Why Anthony Bourdain Still Inspires Us
Anthony Bourdain left this earth four years ago this month. Much to our astonishment and utter disbelief, in June of 2018, he completed suicide in a hotel in a French town whose name most of us can’t pronounce and even more of us will never have the time or financial means to visit. Maybe that’s precisely why he was so deeply beloved by so many he never even met. The life he led, the exotic travel, exciting far-flung friends, knowledge of food, and the ability to effortlessly slide into any culture and experience it with a level of palatable empathy and celebration that many of us envied on every level.
Anthony was charismatic, a global citizen, a relentless wanderlust who was tormented by his own personal brand of darkness. In many ways, he represented the best and worst in all of us.
When it came to his character, he appeared to be fighting and advocating for the underdogs, most of whom should never have the “underdog” status foisted on them by society. Anthony championed those who toil in our nation’s kitchens for minimum wage or harvest our food, making polite society with its fine dining and exquisite dishes possible. He spoke out against factory farming and called some of the practices toward animals and the humans who work in the system criminal. The people who made society function never appeared to be far from his mind. He was an undeniable missionary for a living wage so that dishwashers, cooks, and farm hands could live their very own version of the American dream.
I never met Anthony Bourdain. Like millions, what I believe I know about him comes from his books, interviews, and television shows, most notably Parts Unknown and No Reservations. However odd, I feel like I did know him and feel his missing presence is a loss to society.
Science has a reasonable explanation; after all, that’s simply how our brains are wired. We are highly tuned to recognize people’s faces. It’s an evolutionary holdover for discerning friend from foe in a life-or-death drama; it’s also what fuels an entire industry of celebrity endorsements. The brain loves familiar faces and seeing one trips certain chemical reactions in the brain. In that sense, our brain conditions us to react to celebrities the way we respond to those who are real and present in our life in a familiar and trustworthy way.
Long before I had even watched No Reservations, I was a student in Paris, too broke to afford to eat a proper meal in a real French restaurant, something Anthony would have surely understood. I distinctly remember getting a salad at a café and having my first taste of real bleu cheese. It was transcending. Maybe that’s one of the things we loved about his global travels. He opened doors and reignited dreams long given up or ones we never knew we had.

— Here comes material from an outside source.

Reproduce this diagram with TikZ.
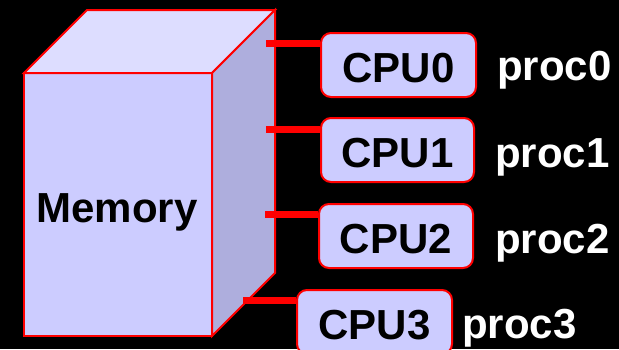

When household chores, graduate statistics courses, and parenting duties occupied entire weekends, he made eating noodles at 2 in the morning while sitting on a milk crate in a Cambodian alley suddenly seem like an attainable bucket list item. Advice like “always drink heavily with the locals” and “the way you make an omelet reveals your character” seemed relatable and made him even more accessible. We savor the lessons he left us during his vibrant life, as well as the lessons he left us with his exit.
Three days before Anthony departed, Kate Spade hung herself in her Manhattan apartment. In death they brought home the message that preventing suicide was much more complicated than it appears to those of us lucky enough to never know the darkest places of one’s mind.
The years since Bourdain’s death have not been particularly easy. COVID ravaged the world, claiming over a million lives in the United States alone. Scourges on society that existed pre-COVID like inequality continued. There have been over 2,100 mass shootings; the years of the pandemic lockdown were the worst with nearly 700 in 2021 alone.
Last fall a coalition of pediatricians sounded the alarm, calling the mental health crisis among our nation’s children a national emergency, with emergency room visits for suicide attempts up 51% for girls aged 12 to 17. It’s clear our old ways of looking at suicide prevention are not working. We are already failing the next generation when it comes to suicide prevention.
Each year since he left this earth, I make a modest social media post. My call to action for my friends and family is to challenge them to add some “Bourdain” to their day in honor of Anthony. This year, it seems especially important to do something out of your comfort zone.
Have a small adventure, grossly over-tip your barista or server, try something new, or simply check in on a friend who seems to have it all, but may in fact just be presenting her Facebook life.
Check on friends and family you haven’t heard from lately or much over the last two years. Call, call again, text, visit, email, drop by their house with tacos in hand. Let them know you care.
Book that vacation you have never quite gotten around to. Do something nice for a stranger or volunteer somewhere you’ve never been with people you don’t know. We always say it’s more about the journey than the destination. Your openness to new experiences may lead to your personal growth. You may think you’re in it to help others but you’re the one who will benefit most.
Maybe that’s why his passing strikes such a chord with so many. His show was called Parts Unknown. Maybe it referred to parts within ourselves that we need the courage to explore without fear of failure or rejection. I am sure Anthony would be proud.